What Makes Organization? Resuscitating organization theory/revitalizing organizational life

02/15/2011

What Makes Organization? Resuscitating organization theory/revitalizing organizational life

Over the last three decades, organizations have been associated with a growing uncertainty regarding their basic purposes and values. One example concerns the shift from a focus on quality of core products to that of shareholder value, which tends to redirect the attention of the organization from the coordination of its basic work activities to external impression management. Another is the concomitant rise of “soft management” with its use of learning metaphors and story-telling to motivate staff, and a work-related stress epidemic and change fatigue, which increasingly calls into question the ability of modern organizations to balance the rhetoric of change and learning with a due regard to the limits of staff commitment and the basic requirements of tasks. The ongoing financial crisis has made this even more acute and has given rise to an intense reconsideration of the contemporary norms and practices of managing and organizing. Many taken for granted assumptions about the efficacy and effectiveness of contemporary management theory and practice have been put into question. The ethos and techniques advocated and taught in business schools have not escaped unscathed from this period of critical reflection either. As a result, the search is now on for theories and practices of managing and organizing that can contribute towards the goal of delivering sustainable growth without undermining the very foundations of economic and social life. Interestingly, the voice of Organization Theory (OT) has been notably absent from this intense public debate, posing some important questions: if OT has nothing to say about controversies effecting its core object – organizing and organizations – then why might this be the case, and what can be done to resuscitate it, and thus to revive its explanatory reach and practical relevance?

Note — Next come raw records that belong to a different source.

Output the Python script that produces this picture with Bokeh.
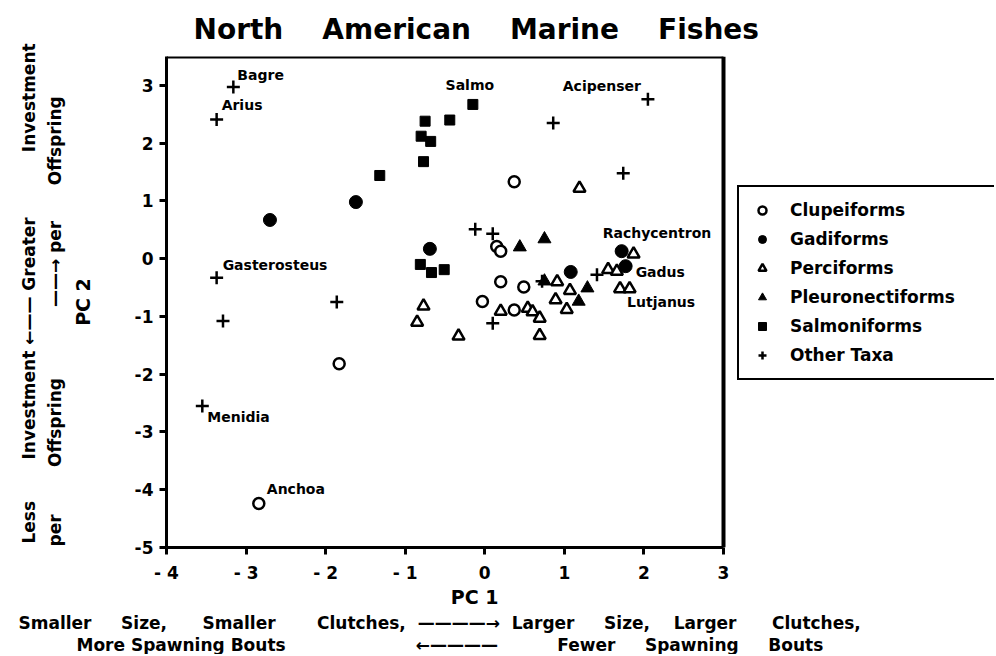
from bokeh.plotting import figure
from bokeh.models import (Range1d, FixedTicker, Legend, LegendItem, ColumnDataSource, Title)
from bokeh.core.properties import value
from bokeh.embed import file_html
from bokeh.resources import INLINE

# ---------------- data ----------------
clupeiforms_x = [0.37, 0.15, 0.20, 0.20, 0.49, -0.03, 0.37, -1.83, -2.84]
clupeiforms_y = [1.33, 0.21, 0.13, -0.40, -0.49, -0.74, -0.89, -1.82, -4.24]

gadiforms_x = [-2.70, -1.62, -0.69, 1.08, 1.72, 1.77]
gadiforms_y = [0.67, 0.98, 0.17, -0.23, 0.13, -0.13]

perciforms_x = [1.19, 1.87, 1.55, 1.66, 1.70, 1.82, 0.91, 0.89, 1.03, 1.07,
                0.20, 0.54, 0.60, 0.69, 0.69, -0.33, -0.77, -0.85]
perciforms_y = [1.22, 0.08, -0.19, -0.22, -0.52, -0.52, -0.40, -0.71, -0.88, -0.55,
                -0.91, -0.86, -0.92, -1.03, -1.33, -1.34, -0.82, -1.10]

pleuronectiforms_x = [0.44, 0.75, 0.75, 1.18, 1.29]
pleuronectiforms_y = [0.20, 0.34, -0.39, -0.74, -0.51]

salmoniforms_x = [-0.15, -0.75, -0.44, -0.80, -0.68, -0.77, -1.32, -0.81, -0.67, -0.51]
salmoniforms_y = [2.67, 2.38, 2.40, 2.12, 2.03, 1.68, 1.44, -0.10, -0.24, -0.19]

other_x = [-3.16, -3.37, 2.05, 0.86, 1.74, -0.12, 0.10, 1.41, 0.10, -3.37, -3.29,
           -1.86, -3.55, 0.72]
other_y = [2.97, 2.41, 2.76, 2.35, 1.48, 0.51, 0.43, -0.28, -1.12, -0.33, -1.08,
           -0.75, -2.55, -0.39]

group_names = ["Clupeiforms", "Gadiforms", "Perciforms", "Pleuronectiforms",
               "Salmoniforms", "Other Taxa"]

# genus labels: (name, group, index of the point within that group)
genus_names = ["Bagre", "Arius", "Salmo", "Acipenser", "Rachycentron", "Gadus",
               "Lutjanus", "Gasterosteus", "Menidia", "Anchoa"]
genus_group = ["Other Taxa", "Other Taxa", "Salmoniforms", "Other Taxa", "Gadiforms",
               "Gadiforms", "Perciforms", "Other Taxa", "Other Taxa", "Clupeiforms"]
genus_index = [0, 1, 0, 2, 4, 5, 4, 9, 12, 8]

x_min, x_max = -4, 3
y_min, y_max = -5, 3.5
x_ticks = [-4, -3, -2, -1, 0, 1, 2, 3]
x_tick_labels = ["- 4", "- 3", "- 2", "- 1", "0", "1", "2", "3"]
y_ticks = [-5, -4, -3, -2, -1, 0, 1, 2, 3]
y_tick_labels = ["-5", "-4", "-3", "-2", "-1", "0", "1", "2", "3"]

title_words = ["North", "American", "Marine", "Fishes"]
x_title = "PC 1"
y_title = "PC 2"

# caption pieces (left lines read bottom to top)
ARROW_FWD_SHORT = "\u2014\u2014\u2192"
ARROW_BACK_SHORT = "\u2190\u2014\u2014"
ARROW_FWD_LONG = "\u2014\u2014\u2014\u2014\u2192"
ARROW_BACK_LONG = "\u2190\u2014\u2014\u2014\u2014"
left_line1 = ["Less", "Investment", ARROW_BACK_SHORT, "Greater", "Investment"]
left_line2 = ["per", "Offspring", ARROW_FWD_SHORT, "per", "Offspring"]
bottom_line1 = ["Smaller", "Size,", "Smaller", "Clutches,", ARROW_FWD_LONG, "Larger",
                "Size,", "Larger", "Clutches,"]
bottom_line2 = ["More", "Spawning", "Bouts", ARROW_BACK_LONG, "Fewer", "Spawning", "Bouts"]

# ---------------- styling / layout ----------------
FONT = "DejaVu Sans"
W, H = 994, 654
FR_L, FR_T, FR_B, FR_R = 166, 56, 549, 723     # canvas box of the plotting area

# number of no-break spaces between caption pieces (wide, justified look)
left_line1_gaps = [7, 1, 1, 11]
left_line2_gaps = [8, 12, 1, 6]
bottom_line1_gaps = [5, 6, 7, 2, 2, 5, 4, 6]
bottom_line2_gaps = [1, 1, 22, 10, 5, 5]
X_TITLE_PAD = 32     # trailing no-break spaces: shifts "PC 1" left of the frame centre


def spaced(parts, gaps):
    out = parts[0]
    for g, w in zip(gaps, parts[1:]):
        out += "\u00a0" * g + w
    return out


series = {
    "Clupeiforms": (clupeiforms_x, clupeiforms_y),
    "Gadiforms": (gadiforms_x, gadiforms_y),
    "Perciforms": (perciforms_x, perciforms_y),
    "Pleuronectiforms": (pleuronectiforms_x, pleuronectiforms_y),
    "Salmoniforms": (salmoniforms_x, salmoniforms_y),
    "Other Taxa": (other_x, other_y),
}
marker_style = {
    "Clupeiforms": dict(marker="circle", size=11, fill_color="white", line_width=2.5),
    "Gadiforms": dict(marker="circle", size=13, fill_color="black", line_width=1),
    "Perciforms": dict(marker="triangle", size=12, fill_color="white", line_width=2.5),
    "Pleuronectiforms": dict(marker="triangle", size=13, fill_color="black", line_width=1),
    "Salmoniforms": dict(marker="square", size=10, fill_color="black", line_width=1),
    "Other Taxa": dict(marker="cross", size=13, fill_color="black", line_width=2.5),
}
label_style = {   # x_offset, y_offset (px, +y down), align
    "Bagre": (4, -12, "left"),
    "Arius": (5, -14, "left"),
    "Salmo": (-3, -19, "center"),
    "Acipenser": (-7, -13, "right"),
    "Rachycentron": (-19, -18, "left"),
    "Gadus": (10, 6, "left"),
    "Lutjanus": (7, 13, "left"),
    "Gasterosteus": (6, -13, "left"),
    "Menidia": (5, 11, "left"),
    "Anchoa": (8, -15, "left"),
}

# the frame runs to the right canvas edge so that the legend can sit beside the
# box; the visible box is closed at x_max / y_max by the border lines below
px_per_unit = (FR_R - FR_L) / (x_max - x_min)
x_end = x_min + (W - FR_L) / px_per_unit

p = figure(width=W, height=H, x_range=Range1d(x_min, x_end), y_range=Range1d(y_min, y_max),
           output_backend="svg", toolbar_location=None,
           min_border_left=FR_L, min_border_right=0, min_border_top=FR_T,
           min_border_bottom=H - FR_B)
p.title.text = "\u00a0\u00a0\u00a0\u00a0".join(title_words)
p.title.text_font = FONT
p.title.text_font_size = "28px"
p.title.text_font_style = "bold"
p.title.text_color = "black"
p.title.align = "left"
p.title.offset = 27
p.title.standoff = 21
p.grid.visible = False
p.outline_line_color = None
p.background_fill_color = "white"
p.border_fill_color = "white"

p.xaxis.ticker = FixedTicker(ticks=x_ticks)
p.xaxis.major_label_overrides = dict(zip(x_ticks, x_tick_labels))
p.xaxis.bounds = (x_min, x_max)
p.yaxis.ticker = FixedTicker(ticks=y_ticks)
p.yaxis.major_label_overrides = dict(zip(y_ticks, y_tick_labels))
for ax in (p.xaxis[0], p.yaxis[0]):
    ax.axis_line_width = 3
    ax.axis_line_color = "black"
    ax.major_tick_line_width = 3
    ax.major_tick_line_color = "black"
    ax.major_tick_out = 7
    ax.major_tick_in = 0
    ax.minor_tick_out = 0
    ax.minor_tick_in = 0
    ax.major_label_text_font = FONT
    ax.major_label_text_font_size = "17px"
    ax.major_label_text_font_style = "bold"
    ax.major_label_text_color = "black"
    ax.major_label_standoff = 6
    ax.axis_label_text_font = FONT
    ax.axis_label_text_font_size = "19px"
    ax.axis_label_text_font_style = "bold"
    ax.axis_label_text_color = "black"
p.xaxis.major_label_standoff = 8
p.xaxis.axis_label = x_title + "\u00a0" * X_TITLE_PAD
p.xaxis.axis_label_standoff = 0
p.yaxis.axis_label = y_title
p.yaxis.axis_label_standoff = 38

# right and top sides of the plotting box
p.segment(x0=[x_max, x_min], y0=[y_min, y_max], x1=[x_max, x_max], y1=[y_max, y_max],
          line_color="black", line_width=4)

renderers = {}
for name in group_names:
    xs, ys = series[name]
    renderers[name] = p.scatter(xs, ys, line_color="black", **marker_style[name])

lx, ly, ldx, ldy, lal = [], [], [], [], []
for n, g, i in zip(genus_names, genus_group, genus_index):
    xs, ys = series[g]
    lx.append(xs[i]); ly.append(ys[i])
    dx, dy, al = label_style[n]
    ldx.append(dx); ldy.append(dy); lal.append(al)
src = ColumnDataSource(dict(x=lx, y=ly, text=genus_names, dx=ldx, dy=ldy, al=lal))
p.text(x="x", y="y", text="text", x_offset="dx", y_offset="dy", text_align="al",
       text_baseline="middle", text_font=value(FONT), text_font_size="14px",
       text_font_style="bold", text_color="black", source=src)

legend = Legend(items=[LegendItem(label=n, renderers=[renderers[n]]) for n in group_names],
                location=(737 - FR_L, FR_B - 382))
legend.label_text_font = FONT
legend.label_text_font_size = "17px"
legend.label_text_font_style = "bold"
legend.label_text_color = "black"
legend.padding = 13
legend.spacing = 9
legend.label_height = 20
legend.glyph_height = 20
legend.glyph_width = 20
legend.label_standoff = 18
legend.label_width = 400
legend.border_line_color = "black"
legend.border_line_alpha = 1.0
legend.border_line_width = 2
legend.background_fill_color = "white"
legend.background_fill_alpha = 1.0
legend.margin = 0
p.add_layout(legend, "center")


def caption(text, where, align, offset, standoff, size):
    p.add_layout(Title(text=text, align=align, offset=offset, standoff=standoff,
                       text_font=FONT, text_font_size=size, text_font_style="bold",
                       text_color="black"), where)


# left captions: line 2 is nearer to the axis, line 1 is outermost
caption(spaced(left_line2, left_line2_gaps), "left", "left", FR_B - 548, 8, "17px")
caption(spaced(left_line1, left_line1_gaps), "left", "left", FR_B - 545, 0, "17px")
# bottom captions
caption(spaced(bottom_line1, bottom_line1_gaps), "below", "left", 18 - FR_L, 0, "17px")
caption(spaced(bottom_line2, bottom_line2_gaps), "below", "left", 76 - FR_L, 0, "17px")

open("out.html", "w").write(file_html(p, INLINE))
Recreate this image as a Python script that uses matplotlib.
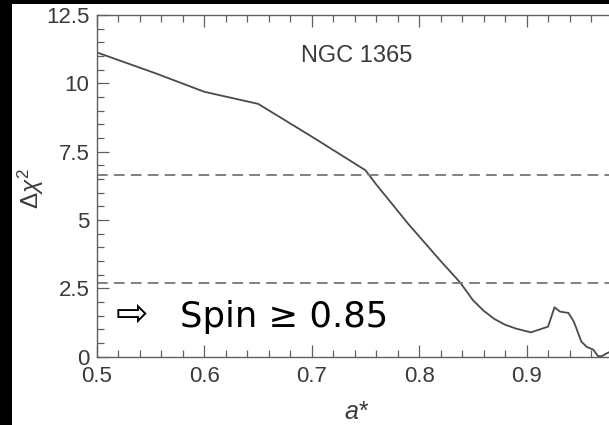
import matplotlib
matplotlib.use("Agg")
import matplotlib.pyplot as plt
from matplotlib.patches import Rectangle
from matplotlib.ticker import MultipleLocator

# Delta chi^2 profile versus spin parameter a*
spin = [0.50, 0.555, 0.60, 0.65, 0.70, 0.75, 0.76, 0.79, 0.82, 0.838, 0.85,
        0.86, 0.87, 0.88, 0.89, 0.904, 0.920, 0.926, 0.931, 0.939, 0.944,
        0.951, 0.956, 0.962, 0.9665, 0.970, 0.9745, 0.98]
dchi2 = [11.13, 10.36, 9.69, 9.25, 8.05, 6.82, 6.30, 4.85, 3.50, 2.72, 2.07,
         1.68, 1.38, 1.17, 1.03, 0.89, 1.10, 1.81, 1.65, 1.60, 1.28,
         0.55, 0.36, 0.26, 0.02, 0.02, 0.12, 0.22]

# Confidence levels (90% and 99%)
levels = [2.71, 6.63]

xticks = [0.5, 0.6, 0.7, 0.8, 0.9]
yticks = [0, 2.5, 5, 7.5, 10, 12.5]
yticklabels = ["0", "2.5", "5", "7.5", "10", "12.5"]

plt.rcParams["mathtext.fontset"] = "custom"
plt.rcParams["mathtext.rm"] = "Liberation Sans"
plt.rcParams["mathtext.it"] = "Liberation Sans:italic"

W, H = 609, 425
fig = plt.figure(figsize=(W / 100, H / 100), dpi=100, facecolor="black")
fig.patches.append(Rectangle((12 / W, 0), 1, 1 - 4 / H, transform=fig.transFigure,
                             facecolor="white", edgecolor="none", zorder=-10))

x0, x1 = 97, 97 + 537
y0, y1 = 356.7, 15
ax = fig.add_axes([x0 / W, 1 - y0 / H, (x1 - x0) / W, (y0 - y1) / H])
ax.set_facecolor("white")

axis_col = "#606060"
text_col = "#3a3a3a"

ax.plot(spin, dchi2, color="#4a4a4a", lw=1.3, clip_on=True)
for lv in levels:
    ax.axhline(lv, color="#808080", lw=1.4, dashes=(5.5, 3.2))

ax.set_xlim(0.5, 1.0)
ax.set_ylim(0, 12.5)
ax.set_xticks(xticks)
ax.set_xticklabels([f"{v:.1f}" for v in xticks])
ax.set_yticks(yticks)
ax.set_yticklabels(yticklabels)
ax.xaxis.set_minor_locator(MultipleLocator(0.02))
ax.yaxis.set_minor_locator(MultipleLocator(0.5))

for s in ax.spines.values():
    s.set_color(axis_col)
    s.set_linewidth(1.0)

ax.tick_params(which="both", direction="in", top=True, right=True,
               color=axis_col, width=0.9)
ax.tick_params(which="major", length=8.5)
ax.tick_params(axis="y", which="major", pad=5.5)
ax.tick_params(axis="x", which="major", pad=7)
ax.tick_params(which="minor", length=5)
for lab in ax.get_xticklabels() + ax.get_yticklabels():
    lab.set_fontfamily("Liberation Sans")
    lab.set_fontsize(16)
    lab.set_color(text_col)

ax.set_ylabel(r"$\Delta\chi^2$", fontsize=17.5, color=text_col)
ax.yaxis.set_label_coords((46 - x0) / (x1 - x0), (y0 - 188) / (y0 - y1))
ax.set_xlabel("a*", fontsize=18, color=text_col, style="italic",
              fontfamily="Liberation Sans", va="center")
ax.xaxis.set_label_coords((356 - x0) / (x1 - x0), (y0 - 412) / (y0 - y1))

ax.text((356.7 - x0) / (x1 - x0), (y0 - 61.7) / (y0 - y1), "NGC 1365",
        transform=ax.transAxes, ha="center", va="baseline",
        fontsize=17, fontfamily="Liberation Sans", color=text_col)

ax.text((132 - x0) / (x1 - x0), (y0 - 315) / (y0 - y1), "\u21e8",
        transform=ax.transAxes, ha="center", va="center",
        fontsize=28, fontfamily="DejaVu Sans", color="black")
ax.text((180 - x0) / (x1 - x0), (y0 - 327.3) / (y0 - y1), "Spin \u2265 0.85",
        transform=ax.transAxes, ha="left", va="baseline",
        fontsize=25.5, fontfamily="DejaVu Sans", color="black")

fig.savefig("out.png", dpi=100, facecolor=fig.get_facecolor())
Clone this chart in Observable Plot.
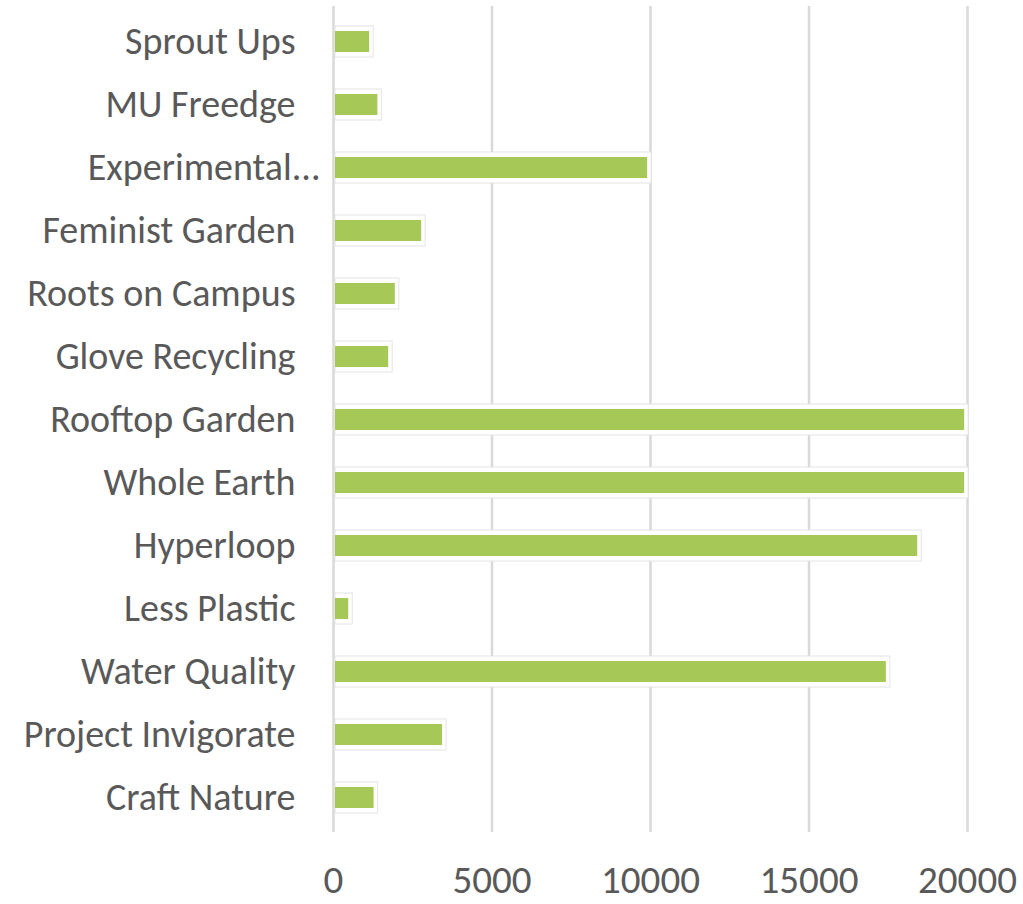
<!DOCTYPE html>
<html>
<head>
<meta charset="utf-8">
<script src="https://cdn.jsdelivr.net/npm/d3@7"></script>
<script src="https://cdn.jsdelivr.net/npm/@observablehq/plot@0.6"></script>
<style>
  html, body { margin: 0; padding: 0; background: #fff; }
  #chart { width: 1023px; height: 904px; }
</style>
</head>
<body>
<div id="chart"></div>
<script>
const categories = [
  "Sprout Ups", "MU Freedge", "Experimental...", "Feminist Garden", "Roots on Campus",
  "Glove Recycling", "Rooftop Garden", "Whole Earth", "Hyperloop", "Less Plastic",
  "Water Quality", "Project Invigorate", "Craft Nature"
];
const values = [1140, 1400, 9910, 2780, 1950, 1740, 19910, 19910, 18430, 480, 17440, 3440, 1280];
const xTicks = [0, 5000, 10000, 15000, 20000];

const data = categories.map((c, i) => ({ name: c, value: values[i] }));
const font = "Calibri, Carlito, Lato, sans-serif";
const textColor = "#595959";

const chart = Plot.plot({
  width: 1023,
  height: 904,
  marginLeft: 333,
  marginRight: 56,
  marginTop: 6,
  marginBottom: 72,
  style: { fontFamily: font, background: "#fff", overflow: "visible" },
  x: { domain: [0, 20000], label: null },
  y: { domain: categories, paddingInner: 0.67, paddingOuter: 0.335, label: null },
  marks: [
    Plot.ruleX(xTicks, { stroke: "#d9d9d9", strokeWidth: 2.5 }),
    Plot.barX(data, {
      x: "value", y: "name", fill: "#fff", stroke: "#e4e4e4", strokeWidth: 1,
      insetTop: -5, insetBottom: -5, insetRight: -4, insetLeft: 2
    }),
    Plot.barX(data, { x: "value", y: "name", fill: "#a5c856", insetLeft: 2 }),
    Plot.axisX(xTicks, {
      tickSize: 0, tickPadding: 33, fontSize: 39, fill: textColor,
      tickFormat: d => String(d), label: null
    }),
    Plot.axisY({
      tickSize: 0, tickPadding: 38, fontSize: 38, fill: textColor, label: null,
      tickFormat: d => d === "Experimental..." ? "" : d
    }),
    Plot.text(data.filter(d => d.name === "Experimental..."), {
      x: 0, y: "name", text: "name", textAnchor: "end", dx: -13,
      fontSize: 38, fill: textColor
    })
  ]
});
document.getElementById("chart").append(chart);
</script>
</body>
</html>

Paul du Gay and Signe Vikkelsø from IOA are leading a research programme which seeks to answer precisely this question. The programme which is funded by the Velux Foundation, and which will run for three years from January, 2011, aims to investigate the historical and contemporary ability of Organization Theory (OT) both to analyze and to intervene in the experience of organizational life. This aim will be pursued through two mutually related strands of research: a) an analysis of the changing relationship between organization theory as an intellectual and practical discipline and the problems besetting modern organizations b) an historical analysis of classic, albeit largely forgotten or ignored, organization theories in order to explore their potential for helping to address contemporary organizational and societal concerns. In so doing, a key objective of the programme is to revitalize Organization Theory as a practical enterprise centrally concerned with describing, analyzing and intervening in organizational life.